What is required - Identify the lines that contain the string "image" and copy all of them.

Records supplied -
● ● ● ●

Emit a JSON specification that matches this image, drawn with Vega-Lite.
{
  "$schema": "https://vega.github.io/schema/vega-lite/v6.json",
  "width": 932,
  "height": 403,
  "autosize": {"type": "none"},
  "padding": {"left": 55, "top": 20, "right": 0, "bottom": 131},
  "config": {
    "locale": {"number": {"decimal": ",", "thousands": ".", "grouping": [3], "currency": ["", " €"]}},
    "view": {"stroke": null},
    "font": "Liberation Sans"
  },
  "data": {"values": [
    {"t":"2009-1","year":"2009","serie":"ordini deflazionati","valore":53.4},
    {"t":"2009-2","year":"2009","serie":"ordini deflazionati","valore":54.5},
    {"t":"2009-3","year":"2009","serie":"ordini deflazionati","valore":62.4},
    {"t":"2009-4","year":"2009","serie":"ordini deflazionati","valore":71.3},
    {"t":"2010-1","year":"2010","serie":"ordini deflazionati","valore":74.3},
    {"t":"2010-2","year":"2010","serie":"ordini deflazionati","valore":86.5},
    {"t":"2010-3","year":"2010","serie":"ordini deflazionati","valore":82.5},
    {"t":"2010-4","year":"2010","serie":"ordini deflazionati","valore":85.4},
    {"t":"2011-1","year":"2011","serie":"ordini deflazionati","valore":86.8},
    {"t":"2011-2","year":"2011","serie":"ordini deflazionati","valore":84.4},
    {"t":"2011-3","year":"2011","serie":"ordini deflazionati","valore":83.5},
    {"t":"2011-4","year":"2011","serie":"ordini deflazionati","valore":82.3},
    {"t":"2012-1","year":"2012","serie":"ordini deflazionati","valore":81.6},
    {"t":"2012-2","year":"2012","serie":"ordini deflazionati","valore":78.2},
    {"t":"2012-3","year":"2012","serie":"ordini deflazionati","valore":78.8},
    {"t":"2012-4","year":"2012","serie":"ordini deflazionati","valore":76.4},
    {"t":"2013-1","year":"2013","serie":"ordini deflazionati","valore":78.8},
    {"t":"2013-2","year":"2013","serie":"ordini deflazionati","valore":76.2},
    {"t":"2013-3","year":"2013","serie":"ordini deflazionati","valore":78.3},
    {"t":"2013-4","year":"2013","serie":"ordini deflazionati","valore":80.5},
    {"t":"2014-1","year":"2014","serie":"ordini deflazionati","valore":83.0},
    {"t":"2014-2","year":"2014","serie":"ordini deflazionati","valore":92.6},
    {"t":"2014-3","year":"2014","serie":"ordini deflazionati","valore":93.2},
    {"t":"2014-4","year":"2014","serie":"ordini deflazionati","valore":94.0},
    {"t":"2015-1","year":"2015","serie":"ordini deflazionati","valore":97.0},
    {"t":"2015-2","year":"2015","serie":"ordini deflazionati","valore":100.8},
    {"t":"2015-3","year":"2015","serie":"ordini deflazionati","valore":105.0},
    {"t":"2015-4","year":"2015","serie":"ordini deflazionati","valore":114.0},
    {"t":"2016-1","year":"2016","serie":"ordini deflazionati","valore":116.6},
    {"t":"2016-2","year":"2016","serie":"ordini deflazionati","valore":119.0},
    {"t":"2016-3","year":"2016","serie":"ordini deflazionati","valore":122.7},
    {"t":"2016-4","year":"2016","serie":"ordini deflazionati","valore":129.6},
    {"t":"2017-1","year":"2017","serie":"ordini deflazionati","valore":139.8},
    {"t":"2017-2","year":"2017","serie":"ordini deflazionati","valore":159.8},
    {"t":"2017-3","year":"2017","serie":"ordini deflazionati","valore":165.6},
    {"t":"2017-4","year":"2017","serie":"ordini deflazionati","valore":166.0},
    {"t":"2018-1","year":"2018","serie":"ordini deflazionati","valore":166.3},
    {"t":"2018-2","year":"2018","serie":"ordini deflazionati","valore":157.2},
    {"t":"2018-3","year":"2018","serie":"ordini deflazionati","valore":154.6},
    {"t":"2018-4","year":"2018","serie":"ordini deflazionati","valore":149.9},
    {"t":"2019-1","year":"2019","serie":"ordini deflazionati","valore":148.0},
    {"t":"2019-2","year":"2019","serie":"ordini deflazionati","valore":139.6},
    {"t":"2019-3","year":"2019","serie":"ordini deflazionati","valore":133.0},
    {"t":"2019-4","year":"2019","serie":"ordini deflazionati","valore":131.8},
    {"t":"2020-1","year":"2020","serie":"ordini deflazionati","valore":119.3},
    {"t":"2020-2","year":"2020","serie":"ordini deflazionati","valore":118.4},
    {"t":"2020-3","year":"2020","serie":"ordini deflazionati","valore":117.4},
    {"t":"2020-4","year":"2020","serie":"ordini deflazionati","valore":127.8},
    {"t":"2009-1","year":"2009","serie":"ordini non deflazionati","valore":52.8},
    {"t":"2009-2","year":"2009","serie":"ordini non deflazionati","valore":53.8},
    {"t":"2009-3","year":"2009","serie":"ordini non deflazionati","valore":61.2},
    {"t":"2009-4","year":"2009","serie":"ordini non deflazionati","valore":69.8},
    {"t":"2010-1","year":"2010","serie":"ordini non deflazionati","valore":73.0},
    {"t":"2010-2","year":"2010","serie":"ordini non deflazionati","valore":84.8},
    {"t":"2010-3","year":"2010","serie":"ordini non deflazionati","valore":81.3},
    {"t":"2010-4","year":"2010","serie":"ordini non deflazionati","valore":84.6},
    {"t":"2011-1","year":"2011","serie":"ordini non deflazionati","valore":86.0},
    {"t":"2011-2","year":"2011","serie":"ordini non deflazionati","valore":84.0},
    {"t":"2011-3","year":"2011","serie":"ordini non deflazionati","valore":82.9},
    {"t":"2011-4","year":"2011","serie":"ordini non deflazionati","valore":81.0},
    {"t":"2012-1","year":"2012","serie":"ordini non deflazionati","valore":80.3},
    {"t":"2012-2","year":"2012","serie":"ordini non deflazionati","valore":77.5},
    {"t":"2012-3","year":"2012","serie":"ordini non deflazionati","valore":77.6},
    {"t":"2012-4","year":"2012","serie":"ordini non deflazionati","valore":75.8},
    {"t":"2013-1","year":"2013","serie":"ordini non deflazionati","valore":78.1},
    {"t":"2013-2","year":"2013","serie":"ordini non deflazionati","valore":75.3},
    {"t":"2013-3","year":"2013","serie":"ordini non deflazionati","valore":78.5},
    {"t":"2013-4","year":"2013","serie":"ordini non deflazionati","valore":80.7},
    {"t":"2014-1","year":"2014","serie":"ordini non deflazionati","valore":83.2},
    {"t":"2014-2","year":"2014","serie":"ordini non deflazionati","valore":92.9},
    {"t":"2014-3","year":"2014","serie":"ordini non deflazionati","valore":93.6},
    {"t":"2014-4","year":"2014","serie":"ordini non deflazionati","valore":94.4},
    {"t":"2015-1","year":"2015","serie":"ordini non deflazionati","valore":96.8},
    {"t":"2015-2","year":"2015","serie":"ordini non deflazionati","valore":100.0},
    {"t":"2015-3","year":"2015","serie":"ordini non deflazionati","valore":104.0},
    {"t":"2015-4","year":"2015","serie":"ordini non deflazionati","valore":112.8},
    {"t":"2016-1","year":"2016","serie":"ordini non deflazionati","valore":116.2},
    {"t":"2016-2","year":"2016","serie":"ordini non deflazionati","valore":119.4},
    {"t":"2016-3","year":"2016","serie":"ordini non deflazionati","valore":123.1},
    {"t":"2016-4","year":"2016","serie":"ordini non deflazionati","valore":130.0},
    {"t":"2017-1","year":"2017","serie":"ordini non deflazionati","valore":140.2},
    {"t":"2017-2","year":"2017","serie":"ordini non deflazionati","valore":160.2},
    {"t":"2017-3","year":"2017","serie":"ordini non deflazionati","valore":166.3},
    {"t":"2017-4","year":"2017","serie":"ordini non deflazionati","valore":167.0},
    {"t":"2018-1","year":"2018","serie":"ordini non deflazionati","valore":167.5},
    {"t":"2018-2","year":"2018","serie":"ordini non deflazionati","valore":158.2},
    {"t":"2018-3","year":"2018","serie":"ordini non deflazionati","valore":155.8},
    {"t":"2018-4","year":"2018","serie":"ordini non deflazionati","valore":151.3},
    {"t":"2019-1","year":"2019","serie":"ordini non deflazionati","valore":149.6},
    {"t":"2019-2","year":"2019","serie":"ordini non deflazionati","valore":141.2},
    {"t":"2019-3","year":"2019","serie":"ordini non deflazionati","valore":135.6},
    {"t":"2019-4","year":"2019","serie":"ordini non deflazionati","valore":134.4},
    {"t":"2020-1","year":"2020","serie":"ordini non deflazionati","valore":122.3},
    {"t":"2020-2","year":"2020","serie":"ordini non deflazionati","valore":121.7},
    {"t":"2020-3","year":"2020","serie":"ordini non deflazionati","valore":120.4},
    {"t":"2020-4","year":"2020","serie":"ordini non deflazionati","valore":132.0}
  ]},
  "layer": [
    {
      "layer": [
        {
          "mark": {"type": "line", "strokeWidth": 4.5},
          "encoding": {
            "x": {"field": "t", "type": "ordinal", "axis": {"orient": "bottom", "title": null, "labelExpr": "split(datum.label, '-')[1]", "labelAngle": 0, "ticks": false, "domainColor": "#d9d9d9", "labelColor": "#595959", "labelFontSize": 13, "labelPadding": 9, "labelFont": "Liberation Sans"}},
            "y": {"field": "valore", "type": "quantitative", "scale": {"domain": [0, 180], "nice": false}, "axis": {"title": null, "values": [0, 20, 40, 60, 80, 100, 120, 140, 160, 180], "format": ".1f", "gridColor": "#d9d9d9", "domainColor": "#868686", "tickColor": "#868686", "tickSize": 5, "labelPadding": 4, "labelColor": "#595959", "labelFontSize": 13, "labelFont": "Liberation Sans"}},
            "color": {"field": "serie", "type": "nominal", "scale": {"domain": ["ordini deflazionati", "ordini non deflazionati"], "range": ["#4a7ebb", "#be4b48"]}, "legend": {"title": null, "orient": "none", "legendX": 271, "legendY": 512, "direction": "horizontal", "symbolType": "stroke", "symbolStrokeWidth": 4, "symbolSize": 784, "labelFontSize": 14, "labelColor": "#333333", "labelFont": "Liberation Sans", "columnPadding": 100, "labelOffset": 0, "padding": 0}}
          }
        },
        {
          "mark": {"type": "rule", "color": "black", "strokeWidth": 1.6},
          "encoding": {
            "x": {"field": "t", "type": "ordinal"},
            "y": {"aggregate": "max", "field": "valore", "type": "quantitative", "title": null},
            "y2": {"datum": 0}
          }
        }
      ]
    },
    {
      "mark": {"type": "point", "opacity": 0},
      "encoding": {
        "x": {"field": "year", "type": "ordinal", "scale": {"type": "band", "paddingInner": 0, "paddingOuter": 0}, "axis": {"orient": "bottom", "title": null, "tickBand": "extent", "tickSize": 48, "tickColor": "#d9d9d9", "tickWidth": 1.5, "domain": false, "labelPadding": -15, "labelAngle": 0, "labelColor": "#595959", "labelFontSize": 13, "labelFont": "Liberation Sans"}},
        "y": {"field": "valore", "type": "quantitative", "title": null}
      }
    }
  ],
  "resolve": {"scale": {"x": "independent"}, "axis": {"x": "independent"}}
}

● ● ● ●

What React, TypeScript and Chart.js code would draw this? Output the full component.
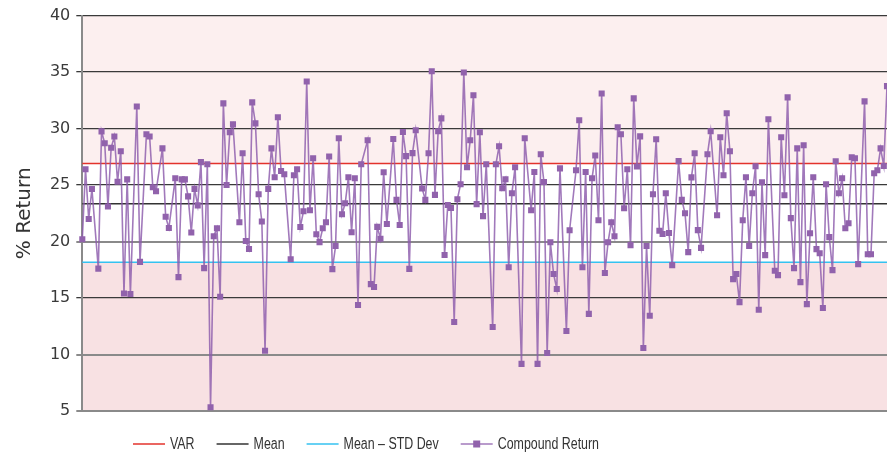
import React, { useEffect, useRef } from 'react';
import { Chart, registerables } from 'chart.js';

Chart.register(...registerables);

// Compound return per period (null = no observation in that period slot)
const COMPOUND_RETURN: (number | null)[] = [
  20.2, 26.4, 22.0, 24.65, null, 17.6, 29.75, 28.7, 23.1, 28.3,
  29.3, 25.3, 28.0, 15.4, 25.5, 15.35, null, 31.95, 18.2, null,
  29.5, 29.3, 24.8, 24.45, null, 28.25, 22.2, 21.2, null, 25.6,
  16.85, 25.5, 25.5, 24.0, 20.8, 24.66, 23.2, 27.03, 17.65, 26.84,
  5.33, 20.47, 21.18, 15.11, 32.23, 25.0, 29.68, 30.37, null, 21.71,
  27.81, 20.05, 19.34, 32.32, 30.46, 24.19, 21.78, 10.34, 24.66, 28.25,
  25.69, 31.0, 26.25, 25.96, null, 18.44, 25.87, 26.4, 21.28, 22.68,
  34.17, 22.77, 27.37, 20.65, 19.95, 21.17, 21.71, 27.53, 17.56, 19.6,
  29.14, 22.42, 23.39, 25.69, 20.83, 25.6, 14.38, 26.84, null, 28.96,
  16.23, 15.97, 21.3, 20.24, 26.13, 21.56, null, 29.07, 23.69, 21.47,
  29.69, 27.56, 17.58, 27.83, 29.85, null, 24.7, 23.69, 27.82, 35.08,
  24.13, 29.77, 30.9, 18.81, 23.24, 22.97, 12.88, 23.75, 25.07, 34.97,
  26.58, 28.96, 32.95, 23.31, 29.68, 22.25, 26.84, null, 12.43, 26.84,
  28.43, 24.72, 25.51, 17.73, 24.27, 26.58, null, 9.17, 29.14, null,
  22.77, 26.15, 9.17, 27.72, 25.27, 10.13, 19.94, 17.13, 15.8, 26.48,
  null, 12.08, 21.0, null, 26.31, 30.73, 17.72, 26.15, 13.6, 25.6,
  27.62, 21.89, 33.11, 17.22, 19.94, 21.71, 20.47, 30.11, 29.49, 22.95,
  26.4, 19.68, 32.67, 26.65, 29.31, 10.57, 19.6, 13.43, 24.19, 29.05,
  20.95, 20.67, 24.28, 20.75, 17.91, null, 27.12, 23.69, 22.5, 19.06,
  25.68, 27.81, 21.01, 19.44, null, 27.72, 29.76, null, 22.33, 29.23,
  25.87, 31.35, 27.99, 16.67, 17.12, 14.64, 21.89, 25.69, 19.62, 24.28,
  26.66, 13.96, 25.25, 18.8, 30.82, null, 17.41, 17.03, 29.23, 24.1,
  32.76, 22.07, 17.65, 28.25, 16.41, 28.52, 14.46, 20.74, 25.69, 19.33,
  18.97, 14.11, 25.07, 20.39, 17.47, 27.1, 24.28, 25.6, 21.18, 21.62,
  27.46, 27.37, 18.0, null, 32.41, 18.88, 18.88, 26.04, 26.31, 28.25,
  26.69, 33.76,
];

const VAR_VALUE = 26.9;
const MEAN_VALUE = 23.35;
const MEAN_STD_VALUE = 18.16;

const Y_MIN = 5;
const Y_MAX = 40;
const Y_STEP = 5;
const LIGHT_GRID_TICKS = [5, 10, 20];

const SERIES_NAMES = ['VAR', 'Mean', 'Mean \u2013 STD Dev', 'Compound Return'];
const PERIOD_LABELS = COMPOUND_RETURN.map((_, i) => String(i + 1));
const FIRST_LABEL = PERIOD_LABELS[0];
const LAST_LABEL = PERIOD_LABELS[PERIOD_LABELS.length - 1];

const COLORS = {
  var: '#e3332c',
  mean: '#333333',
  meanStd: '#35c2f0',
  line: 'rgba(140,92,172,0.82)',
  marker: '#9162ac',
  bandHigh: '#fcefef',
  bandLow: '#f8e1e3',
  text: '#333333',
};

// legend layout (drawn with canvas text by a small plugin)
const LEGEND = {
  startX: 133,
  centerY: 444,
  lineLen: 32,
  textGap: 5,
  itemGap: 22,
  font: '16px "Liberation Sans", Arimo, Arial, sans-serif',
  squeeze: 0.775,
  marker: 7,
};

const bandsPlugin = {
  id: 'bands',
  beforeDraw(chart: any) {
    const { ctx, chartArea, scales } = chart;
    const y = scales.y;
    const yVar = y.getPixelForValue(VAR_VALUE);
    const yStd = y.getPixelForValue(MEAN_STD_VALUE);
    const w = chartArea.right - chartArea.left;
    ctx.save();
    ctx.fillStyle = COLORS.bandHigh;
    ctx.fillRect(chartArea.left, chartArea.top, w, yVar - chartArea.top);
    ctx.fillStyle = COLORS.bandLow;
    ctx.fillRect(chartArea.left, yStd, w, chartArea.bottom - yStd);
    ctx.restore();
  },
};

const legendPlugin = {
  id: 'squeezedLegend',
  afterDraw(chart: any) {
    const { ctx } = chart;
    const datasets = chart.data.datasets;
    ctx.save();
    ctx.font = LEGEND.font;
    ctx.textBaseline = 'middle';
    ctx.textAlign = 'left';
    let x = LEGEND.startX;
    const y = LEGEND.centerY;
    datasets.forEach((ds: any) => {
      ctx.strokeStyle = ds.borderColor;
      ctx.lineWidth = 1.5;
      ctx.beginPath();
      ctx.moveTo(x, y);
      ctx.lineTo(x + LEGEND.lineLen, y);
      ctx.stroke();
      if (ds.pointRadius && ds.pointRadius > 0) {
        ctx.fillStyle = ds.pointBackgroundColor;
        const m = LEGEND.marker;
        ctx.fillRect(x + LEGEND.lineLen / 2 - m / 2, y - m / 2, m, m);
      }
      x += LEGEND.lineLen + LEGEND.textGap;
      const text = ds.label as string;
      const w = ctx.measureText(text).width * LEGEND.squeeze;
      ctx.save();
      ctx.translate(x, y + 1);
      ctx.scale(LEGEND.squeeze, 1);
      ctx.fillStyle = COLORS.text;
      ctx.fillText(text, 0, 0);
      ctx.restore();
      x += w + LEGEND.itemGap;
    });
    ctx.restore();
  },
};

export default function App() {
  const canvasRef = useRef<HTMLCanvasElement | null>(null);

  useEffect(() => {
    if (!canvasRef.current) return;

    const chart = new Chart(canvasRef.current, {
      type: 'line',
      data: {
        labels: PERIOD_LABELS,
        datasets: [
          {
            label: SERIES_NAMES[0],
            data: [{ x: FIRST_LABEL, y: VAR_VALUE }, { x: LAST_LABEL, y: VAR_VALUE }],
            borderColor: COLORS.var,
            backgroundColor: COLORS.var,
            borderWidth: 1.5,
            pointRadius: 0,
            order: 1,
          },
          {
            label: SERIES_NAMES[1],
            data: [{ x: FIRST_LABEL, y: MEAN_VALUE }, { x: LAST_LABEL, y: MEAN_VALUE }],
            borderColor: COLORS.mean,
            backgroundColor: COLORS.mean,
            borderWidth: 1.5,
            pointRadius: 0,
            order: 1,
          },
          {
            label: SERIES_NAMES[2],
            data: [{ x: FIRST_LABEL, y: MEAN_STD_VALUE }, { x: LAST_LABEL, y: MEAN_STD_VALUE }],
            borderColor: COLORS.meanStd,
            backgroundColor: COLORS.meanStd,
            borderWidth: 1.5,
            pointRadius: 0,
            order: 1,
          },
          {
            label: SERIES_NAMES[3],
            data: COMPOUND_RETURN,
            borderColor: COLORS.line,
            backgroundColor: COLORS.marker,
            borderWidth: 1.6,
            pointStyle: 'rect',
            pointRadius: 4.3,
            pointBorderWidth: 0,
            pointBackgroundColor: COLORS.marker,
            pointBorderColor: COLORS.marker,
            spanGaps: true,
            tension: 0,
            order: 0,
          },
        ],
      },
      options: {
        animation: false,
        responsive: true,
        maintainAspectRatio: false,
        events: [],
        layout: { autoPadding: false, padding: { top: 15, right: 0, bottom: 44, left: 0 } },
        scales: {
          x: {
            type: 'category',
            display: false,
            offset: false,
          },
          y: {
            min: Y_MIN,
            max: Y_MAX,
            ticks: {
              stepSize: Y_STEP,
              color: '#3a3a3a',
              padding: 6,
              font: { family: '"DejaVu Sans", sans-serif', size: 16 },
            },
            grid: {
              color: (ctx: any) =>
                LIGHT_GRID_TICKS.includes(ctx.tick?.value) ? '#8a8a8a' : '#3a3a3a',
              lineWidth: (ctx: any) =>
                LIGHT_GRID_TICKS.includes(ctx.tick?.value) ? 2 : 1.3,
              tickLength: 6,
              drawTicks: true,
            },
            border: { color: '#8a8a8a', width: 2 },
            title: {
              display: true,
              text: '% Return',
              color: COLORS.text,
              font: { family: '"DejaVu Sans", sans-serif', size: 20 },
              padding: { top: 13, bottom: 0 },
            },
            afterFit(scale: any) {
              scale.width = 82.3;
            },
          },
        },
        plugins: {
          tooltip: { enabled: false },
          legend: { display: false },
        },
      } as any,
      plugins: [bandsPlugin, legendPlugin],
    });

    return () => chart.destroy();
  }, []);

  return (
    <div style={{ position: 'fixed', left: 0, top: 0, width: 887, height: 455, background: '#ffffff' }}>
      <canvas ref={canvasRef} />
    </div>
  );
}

● ● ● ●

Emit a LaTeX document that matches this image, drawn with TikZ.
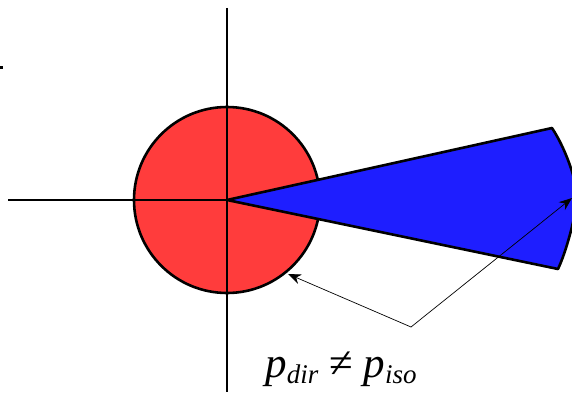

● ● ● ●

Answer for the task -
Emit a JSON specification that matches this image, drawn with Vega-Lite.
Emit a LaTeX document that matches this image, drawn with TikZ.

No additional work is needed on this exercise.